Andy Rosengarten received a Fulbright-Hays Fellowship to carry out research in Namibia and South Africa.

Alum News

Rachel Taylor (Ph.D. 2018) began a position as a Postdoctoral Research Associate at the University of Oxford, as part of the Comparing the Copperbelt project.

Summer 2018

Current Grads

Ryan Burns has won the Bernard Aspinwall Memorial Essay Prize from the Scottish Catholic Historical Association for his essay, “Enforcing Uniformity: Kirk Sessions and Catholics in Early Modern Scotland, 1560–1650.”  This prize is for the best essay by an early-career researcher on any aspect of Scottish Catholic history.

Myisha Eatmon has been selected as a 2018 Preyer Scholar by the American Society for Legal History.

William FitzSimons has published “Sizing up the ‘small wars’ of African empire: an assessment of the context and legacies of nineteenth-century colonial warfare,” in the Journal of African Military History, vol. 2, no. 1 (2018), pp. 63–78.
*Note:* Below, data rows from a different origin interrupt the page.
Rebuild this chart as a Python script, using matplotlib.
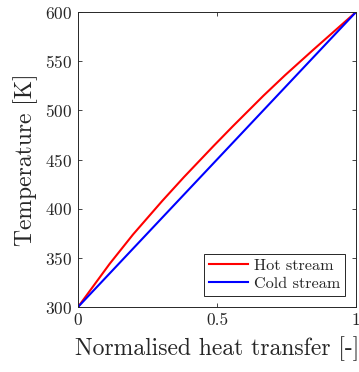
import matplotlib
matplotlib.use("Agg")
import matplotlib.pyplot as plt

# hot stream profile (normalised heat transfer, temperature in K)
hot_q = [0.0, 0.114, 0.198, 0.303, 0.381, 0.487, 0.556, 0.667, 0.745, 0.847, 1.0]
hot_T = [300.0, 344.0, 373.8, 407.9, 432.1, 463.6, 483.6, 514.9, 535.8, 561.8, 600.0]

# cold stream is a straight line
cold_q = [0.0, 1.0]
cold_T = [300.0, 600.0]

x_ticks = [0, 0.5, 1]
x_labels = ["0", "0.5", "1"]
y_ticks = [300, 350, 400, 450, 500, 550, 600]

plt.rcParams["font.family"] = ["cmr10", "DejaVu Serif"]
plt.rcParams["mathtext.fontset"] = "cm"
plt.rcParams["axes.formatter.use_mathtext"] = True

ink = (0.15, 0.15, 0.15)

fig = plt.figure(figsize=(3.59, 3.72), dpi=100)
ax = fig.add_axes([0.2173, 0.1747, 0.7744, 0.793])

ax.plot(hot_q, hot_T, color=(1, 0, 0), lw=1.5, label="Hot stream",
        solid_joinstyle="round")
ax.plot(cold_q, cold_T, color=(0, 0, 1), lw=1.5, label="Cold stream")

ax.set_xlim(0, 1)
ax.set_ylim(300, 600)
ax.set_xticks(x_ticks)
ax.set_xticklabels(x_labels)
ax.set_yticks(y_ticks)
ax.tick_params(direction="in", top=True, right=True, length=3, width=0.6,
               colors=ink, labelsize=12.5, pad=4)
for s in ax.spines.values():
    s.set_color(ink)
    s.set_linewidth(0.7)

ax.set_xlabel("Normalised heat transfer [-]", fontsize=17, color=ink, labelpad=6)
ax.set_ylabel("Temperature [K]", fontsize=17, color=ink, labelpad=5)

leg = ax.legend(loc="lower right", fontsize=11.7, fancybox=False, framealpha=1,
                edgecolor=ink, borderaxespad=0.7, handlelength=2.4,
                handletextpad=0.35, borderpad=0.3, labelspacing=0.2)
leg.get_frame().set_linewidth(0.7)
for t in leg.get_texts():
    t.set_color(ink)

fig.savefig("out.png", dpi=100)
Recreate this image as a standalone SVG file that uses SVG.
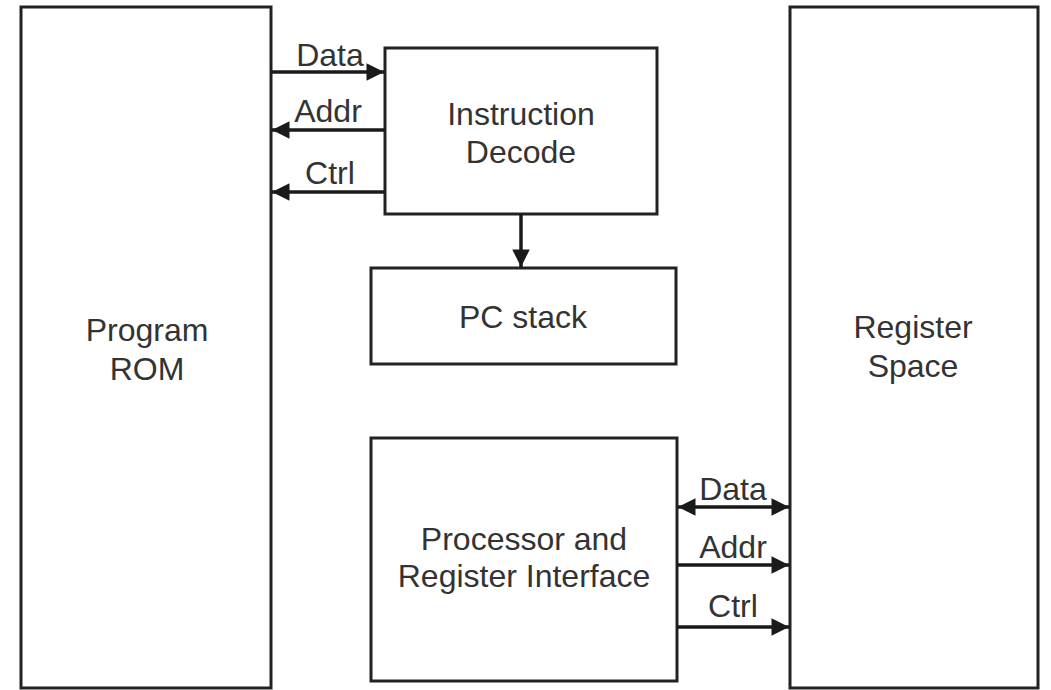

Matthew Foreman has received the Percy Buchanan Prize from the Midwest Conference on Asian Affairs for his essay, “Racial Modernity in Republican China, 1927–1945.”  This prize is for the best essay by a graduate student on China and Inner Asia.

Alum News

Marlous van Waijenburg (Ph.D. 2017) has won the Dissertation Competition (20th Century) at the World Economic History Congress.